The Cloud-Native Gamble
This is where Sumo Logic placed its bet. Instead of following the playbook
of its primary competitor, Splunk, which dominated the on-premises market, Sumo Logic went all-in on a different model: a cloud-native, multi-tenant Software-as-a-Service (SaaS) platform. This meant there was no software for customers to install. Everything ran on Sumo Logic’s own cloud infrastructure, and customers accessed it through a web browser, paying a subscription fee. At the time, this was a gamble. Many large enterprises were still wary of sending their sensitive log data to a third-party cloud. The conventional wisdom was that serious enterprise software needed to be run in-house. Sumo Logic bet that the future was not just cloud applications, but cloud-native tools to manage those applications. It gambled that convenience, scalability, and a lower total cost of ownership would eventually win over enterprise skepticism.
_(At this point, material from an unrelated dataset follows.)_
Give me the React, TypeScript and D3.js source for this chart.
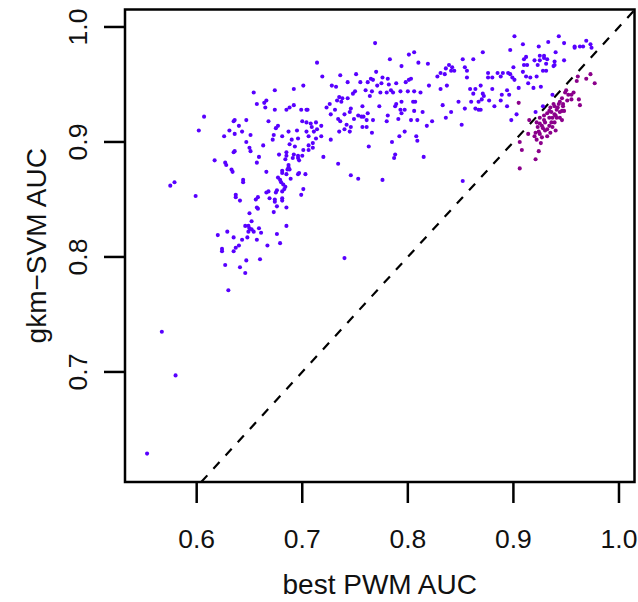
import React from "react";
import * as d3 from "d3";

// best PWM AUC (x) vs gkm-SVM AUC (y); gkm-SVM better (blue) / PWM comparable (purple)
const gkmBetter: [number, number][] = [
  [0.654,0.943],[0.674,0.945],[0.692,0.946],[0.657,0.933],[0.664,0.934],[0.666,0.936],[0.665,0.930],[0.674,0.928],
  [0.685,0.928],[0.688,0.930],[0.692,0.932],[0.607,0.922],[0.602,0.910],[0.635,0.918],[0.636,0.919],[0.647,0.919],
  [0.668,0.918],[0.640,0.914],[0.631,0.910],[0.643,0.909],[0.636,0.907],[0.675,0.912],[0.677,0.914],[0.687,0.909],
  [0.695,0.910],[0.626,0.905],[0.651,0.906],[0.673,0.906],[0.672,0.902],[0.681,0.905],[0.690,0.902],[0.696,0.903],
  [0.647,0.900],[0.663,0.897],[0.688,0.898],[0.693,0.896],[0.650,0.895],[0.651,0.892],[0.635,0.891],[0.636,0.892],
  [0.659,0.887],[0.678,0.889],[0.685,0.891],[0.685,0.888],[0.692,0.889],[0.696,0.888],[0.769,0.986],[0.783,0.972],
  [0.801,0.976],[0.806,0.978],[0.714,0.969],[0.794,0.966],[0.810,0.969],[0.719,0.957],[0.736,0.958],[0.751,0.959],
  [0.770,0.961],[0.765,0.955],[0.762,0.952],[0.767,0.954],[0.776,0.956],[0.781,0.955],[0.798,0.952],[0.801,0.954],
  [0.803,0.955],[0.755,0.952],[0.743,0.952],[0.701,0.949],[0.728,0.949],[0.732,0.948],[0.771,0.949],[0.775,0.951],
  [0.782,0.950],[0.789,0.951],[0.750,0.944],[0.748,0.942],[0.760,0.945],[0.766,0.944],[0.764,0.940],[0.774,0.943],
  [0.780,0.943],[0.784,0.945],[0.786,0.943],[0.793,0.944],[0.800,0.944],[0.806,0.944],[0.735,0.939],[0.738,0.938],
  [0.737,0.935],[0.733,0.936],[0.743,0.938],[0.726,0.933],[0.723,0.930],[0.757,0.931],[0.773,0.931],[0.789,0.933],
  [0.788,0.931],[0.794,0.935],[0.805,0.935],[0.807,0.935],[0.699,0.928],[0.704,0.928],[0.705,0.928],[0.731,0.928],
  [0.746,0.929],[0.745,0.926],[0.762,0.925],[0.793,0.928],[0.797,0.928],[0.727,0.924],[0.740,0.924],[0.753,0.923],
  [0.756,0.922],[0.758,0.922],[0.781,0.923],[0.794,0.925],[0.806,0.927],[0.734,0.920],[0.736,0.918],[0.749,0.920],
  [0.761,0.919],[0.767,0.919],[0.780,0.918],[0.791,0.920],[0.803,0.919],[0.809,0.919],[0.700,0.918],[0.704,0.917],
  [0.708,0.916],[0.713,0.917],[0.709,0.913],[0.718,0.914],[0.742,0.915],[0.746,0.913],[0.757,0.913],[0.740,0.911],
  [0.735,0.909],[0.745,0.909],[0.761,0.913],[0.766,0.908],[0.797,0.909],[0.704,0.909],[0.711,0.909],[0.714,0.911],
  [0.706,0.905],[0.713,0.903],[0.718,0.905],[0.792,0.905],[0.808,0.905],[0.809,0.901],[0.727,0.902],[0.785,0.900],
  [0.710,0.899],[0.710,0.895],[0.706,0.897],[0.701,0.893],[0.706,0.893],[0.763,0.896],[0.720,0.887],[0.788,0.889],
  [0.787,0.886],[0.901,0.992],[0.909,0.985],[0.897,0.980],[0.924,0.983],[0.871,0.978],[0.852,0.972],[0.862,0.972],
  [0.912,0.974],[0.910,0.972],[0.920,0.971],[0.819,0.968],[0.839,0.967],[0.836,0.964],[0.842,0.965],[0.844,0.962],
  [0.841,0.962],[0.854,0.965],[0.856,0.962],[0.910,0.967],[0.913,0.967],[0.900,0.965],[0.923,0.967],[0.831,0.960],
  [0.835,0.959],[0.828,0.957],[0.856,0.956],[0.876,0.960],[0.876,0.956],[0.880,0.956],[0.885,0.960],[0.888,0.957],
  [0.890,0.960],[0.895,0.960],[0.897,0.959],[0.899,0.956],[0.909,0.961],[0.912,0.957],[0.916,0.956],[0.901,0.954],
  [0.922,0.957],[0.914,0.951],[0.820,0.949],[0.837,0.949],[0.831,0.946],[0.869,0.949],[0.864,0.946],[0.859,0.946],
  [0.880,0.946],[0.894,0.945],[0.905,0.947],[0.919,0.947],[0.812,0.943],[0.862,0.942],[0.871,0.942],[0.872,0.940],
  [0.889,0.941],[0.896,0.941],[0.870,0.937],[0.848,0.935],[0.860,0.935],[0.867,0.935],[0.877,0.936],[0.888,0.936],
  [0.833,0.932],[0.854,0.929],[0.864,0.929],[0.867,0.928],[0.869,0.928],[0.894,0.931],[0.841,0.926],[0.814,0.926],
  [0.836,0.921],[0.823,0.918],[0.818,0.914],[0.851,0.915],[0.898,0.919],[0.943,0.992],[0.933,0.987],[0.948,0.986],
  [0.969,0.988],[0.973,0.985],[0.974,0.982],[0.958,0.983],[0.958,0.982],[0.963,0.983],[0.966,0.983],[0.940,0.978],
  [0.925,0.975],[0.929,0.975],[0.929,0.973],[0.925,0.971],[0.932,0.972],[0.939,0.970],[0.948,0.971],[0.931,0.968],
  [0.938,0.966],[0.939,0.967],[0.928,0.962],[0.931,0.962],[0.926,0.948],[0.937,0.941],[0.928,0.931],[0.921,0.926],
  [0.882,0.931],[0.903,0.924],[0.617,0.884],[0.627,0.882],[0.628,0.880],[0.633,0.876],[0.634,0.874],[0.657,0.882],
  [0.666,0.874],[0.644,0.867],[0.644,0.865],[0.599,0.853],[0.637,0.854],[0.637,0.852],[0.641,0.849],[0.656,0.850],
  [0.658,0.852],[0.657,0.843],[0.658,0.842],[0.650,0.838],[0.666,0.856],[0.668,0.857],[0.669,0.851],[0.675,0.856],
  [0.676,0.858],[0.674,0.850],[0.674,0.848],[0.681,0.851],[0.681,0.849],[0.676,0.844],[0.673,0.839],[0.685,0.843],
  [0.681,0.875],[0.681,0.873],[0.677,0.869],[0.679,0.867],[0.680,0.865],[0.682,0.863],[0.684,0.861],[0.683,0.859],
  [0.681,0.857],[0.686,0.876],[0.687,0.878],[0.688,0.876],[0.687,0.880],[0.685,0.872],[0.689,0.868],[0.696,0.872],
  [0.697,0.873],[0.703,0.872],[0.701,0.859],[0.699,0.854],[0.684,0.885],[0.691,0.886],[0.696,0.886],[0.697,0.884],
  [0.700,0.888],[0.652,0.831],[0.646,0.827],[0.649,0.827],[0.650,0.825],[0.652,0.824],[0.654,0.822],[0.649,0.822],
  [0.659,0.825],[0.661,0.821],[0.620,0.819],[0.629,0.822],[0.635,0.817],[0.643,0.815],[0.648,0.817],[0.657,0.815],
  [0.676,0.820],[0.685,0.827],[0.679,0.812],[0.667,0.810],[0.640,0.810],[0.637,0.808],[0.624,0.807],[0.624,0.805],
  [0.635,0.805],[0.627,0.793],[0.647,0.797],[0.660,0.798],[0.641,0.791],[0.646,0.786],[0.630,0.771],[0.575,0.862],
  [0.579,0.865],[0.740,0.799],[0.746,0.871],[0.753,0.868],[0.734,0.881],[0.815,0.887],[0.553,0.629],[0.567,0.735],
  [0.580,0.697],[0.776,0.867],[0.852,0.866],
];

const pwmComparable: [number, number][] = [
  [0.905,0.934],[0.906,0.900],[0.908,0.893],[0.924,0.892],[0.921,0.885],[0.906,0.877],[0.961,0.957],[0.969,0.955],
  [0.973,0.959],[0.977,0.951],[0.962,0.937],[0.963,0.932],[0.955,0.941],[0.921,0.908],[0.914,0.907],[0.957,0.943],
  [0.950,0.945],[0.955,0.937],[0.949,0.943],[0.952,0.941],[0.915,0.919],[0.944,0.935],[0.943,0.933],[0.947,0.933],
  [0.939,0.931],[0.935,0.930],[0.941,0.928],[0.946,0.927],[0.936,0.926],[0.932,0.925],[0.929,0.923],[0.934,0.921],
  [0.940,0.923],[0.944,0.921],[0.946,0.919],[0.936,0.917],[0.930,0.917],[0.925,0.916],[0.928,0.912],[0.932,0.911],
  [0.924,0.909],[0.920,0.905],[0.925,0.907],[0.935,0.908],[0.940,0.910],[0.922,0.902],[0.927,0.904],[0.934,0.914],
  [0.939,0.917],[0.932,0.905],[0.946,0.938],[0.938,0.933],[0.948,0.927],[0.925,0.921],[0.941,0.921],[0.922,0.917],
  [0.960,0.953],[0.934,0.927],[0.939,0.924],[0.942,0.930],[0.927,0.914],[0.923,0.913],[0.937,0.913],[0.947,0.931],
  [0.929,0.919],[0.951,0.936],[0.944,0.926],[0.930,0.910],[0.937,0.921],[0.926,0.899],
];

const xTicks = [0.6, 0.7, 0.8, 0.9, 1.0];
const yTicks = [0.7, 0.8, 0.9, 1.0];
const xLabel = "best PWM AUC";
const yLabel = "gkm\u2212SVM AUC";

const W = 638;
const H = 602;
const L = 125, R = 634.5, T = 9.5, B = 482;
const font = "'Liberation Sans', Arial, Helvetica, sans-serif";

export default function App() {
  const x = d3.scaleLinear().domain([0.5321, 1.0147]).range([L, R]);
  const y = d3.scaleLinear().domain([0.6043, 1.0152]).range([B, T]);
  const lo = 0.6043, hi = 1.0152;
  return (
    <svg width={W} height={H} style={{ position: "fixed", left: 0, top: 0, background: "#fff" }}>
      <defs>
        <clipPath id="plotclip">
          <rect x={L} y={T} width={R - L} height={B - T} />
        </clipPath>
      </defs>
      <rect x={0} y={0} width={W} height={H} fill="#fff" />
      <g clipPath="url(#plotclip)">
        <line x1={x(lo)} y1={y(lo)} x2={x(hi)} y2={y(hi)} stroke="#000" strokeWidth={2.2} strokeDasharray="9 9" />
        {gkmBetter.map((d, i) => (
          <circle key={"b" + i} cx={x(d[0])} cy={y(d[1])} r={2.05} fill="#5800ff" />
        ))}
        {pwmComparable.map((d, i) => (
          <circle key={"p" + i} cx={x(d[0])} cy={y(d[1])} r={2.05} fill="#8b008b" />
        ))}
      </g>
      <rect x={L} y={T} width={R - L} height={B - T} fill="none" stroke="#000" strokeWidth={2.5} />
      {xTicks.map((t) => (
        <g key={"xt" + t}>
          <line x1={x(t)} x2={x(t)} y1={B} y2={B + 21} stroke="#000" strokeWidth={2.5} />
          <text x={x(t)} y={548} textAnchor="middle" fontFamily={font} fontSize={26.5} fill="#111">
            {t.toFixed(1)}
          </text>
        </g>
      ))}
      {yTicks.map((t) => (
        <g key={"yt" + t}>
          <line x1={L} x2={L - 21} y1={y(t)} y2={y(t)} stroke="#000" strokeWidth={2.5} />
          <text transform={`translate(87,${y(t)}) rotate(-90)`} textAnchor="middle" fontFamily={font} fontSize={26.5} fill="#111">
            {t.toFixed(1)}
          </text>
        </g>
      ))}
      <text x={(L + R) / 2} y={594} textAnchor="middle" fontFamily={font} fontSize={28} fill="#111">
        {xLabel}
      </text>
      <text transform={`translate(46,${(T + B) / 2}) rotate(-90)`} textAnchor="middle" fontFamily={font} fontSize={28} fill="#111">
        {yLabel}
      </text>
    </svg>
  );
}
Riding the Market Tailwinds
That bet didn't just pay off; it aligned perfectly with the biggest trends in tech over the next decade. First came the mass migration to public clouds like Amazon Web Services (AWS), Microsoft Azure, and Google Cloud. Companies building on these platforms needed monitoring and analytics tools that were just as flexible and scalable. Sumo Logic was built for this world from day one. Then came the DevOps movement, which emphasized speed and automation in software development. Teams needed immediate visibility into their application performance, something a cloud-based service could provide instantly. Finally, the cybersecurity landscape grew increasingly complex. As breaches became more common, the ability to sift through mountains of log data to detect threats in real-time became a critical business need. Sumo Logic’s platform was perfectly positioned to serve all three of these powerful, overlapping market shifts. Its early, contrarian bet had become the industry standard.
The Billion-Dollar Payoff
While the company, like many high-growth tech firms, often prioritized expansion over short-term net income during its time on the public market after its 2020 IPO, the ultimate proof of its strategic success came in 2023. Private equity firm Francisco Partners announced it would acquire Sumo Logic in an all-cash deal valued at approximately $1.7 billion. This wasn't just an exit; it was the finish line for its foundational strategy. The acquisition price represented a significant premium for shareholders and served as the ultimate validation of that early, cloud-native bet. In the world of venture-backed technology, where the long-term goal is often a lucrative acquisition or a dominant market position, this was the definition of a profitable outcome. The company had built a business so integral to the modern cloud stack that a major investor was willing to pay a premium to own it outright.